Failure to maintain adequate KYC programmes exposes broker-dealers to enforcement action by FINRA, the SEC, and FinCEN simultaneously, and in the most serious cases criminal prosecution by the Department of Justice under the Bank Secrecy Act.
FINRA enforcement for KYC failures typically results in fines, censures, and in severe cases suspensions or bars. FinCEN civil penalties for BSA violations can be substantial — up to the greater of the amount involved in the transaction or one million dollars per violation under 31 U.S.C. 5321 for wilful violations. Criminal penalties under 31 U.S.C. 5322 for wilful violations carry up to ten years imprisonment and fines. Whistleblowers who report FinCEN violations may receive awards between ten and thirty percent of sanctions exceeding one million dollars under FinCEN's whistleblower programme.
KYC is tested on the SIE and every subsequent securities licensing examination as a core regulatory compliance concept appearing in the context of account opening, AML, suitability, and customer information maintenance.
The key points to retain are these.
KYC is the obligation of broker-dealers to know and retain essential facts about every customer, governed by FINRA Rule 2090, which requires reasonable diligence at account opening and throughout the maintenance of every account. The four purposes of essential facts under Rule 2090 Supplementary Material .01 are to effectively service the account, follow special handling instructions, understand the authority of persons acting on behalf of the customer, and comply with applicable laws and rules.

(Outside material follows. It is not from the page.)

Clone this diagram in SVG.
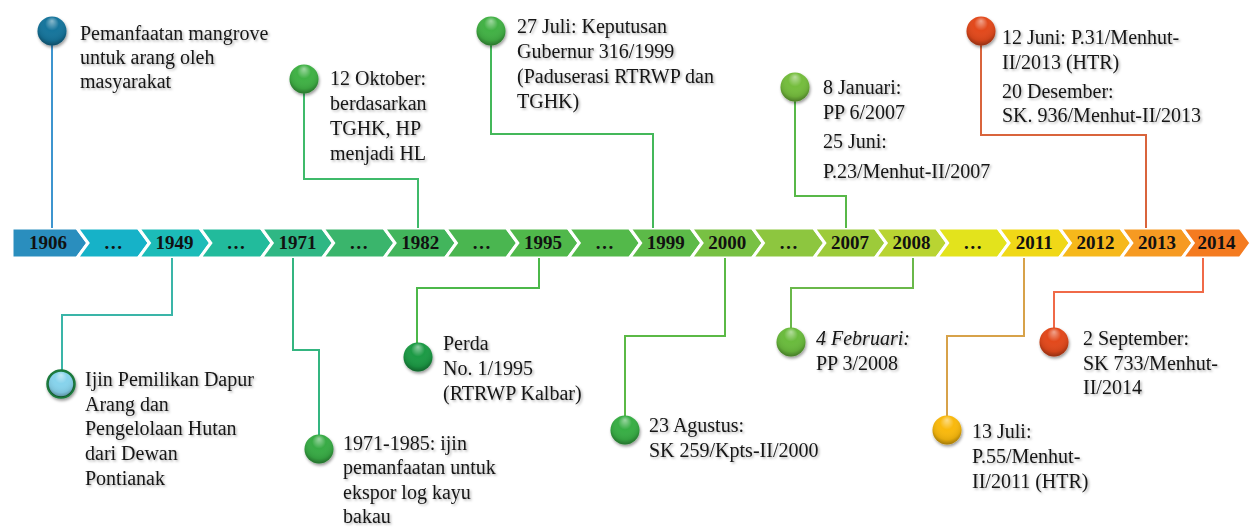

The Customer Identification Program under USA PATRIOT Act Section 326 and 31 CFR Part 1023 requires collection and verification of name, date of birth, address, and government-issued identification number for every customer, plus screening against OFAC and other government lists. The FinCEN CDD Rule effective May 11, 2018 added beneficial ownership requirements — identifying natural persons owning twenty-five percent or more of legal entity customers and one controlling person — plus ongoing monitoring for suspicious transactions and customer information updates. KYC is the prerequisite for suitability under FINRA Rule 2111 and best interest under Regulation Best Interest — the customer profile gathered through KYC is the foundation for every recommendation. Non-compliance exposes firms to FINRA fines, SEC enforcement, FinCEN civil penalties up to one million dollars per wilful violation, and criminal penalties of up to ten years imprisonment under 31 U.S.C. 5322.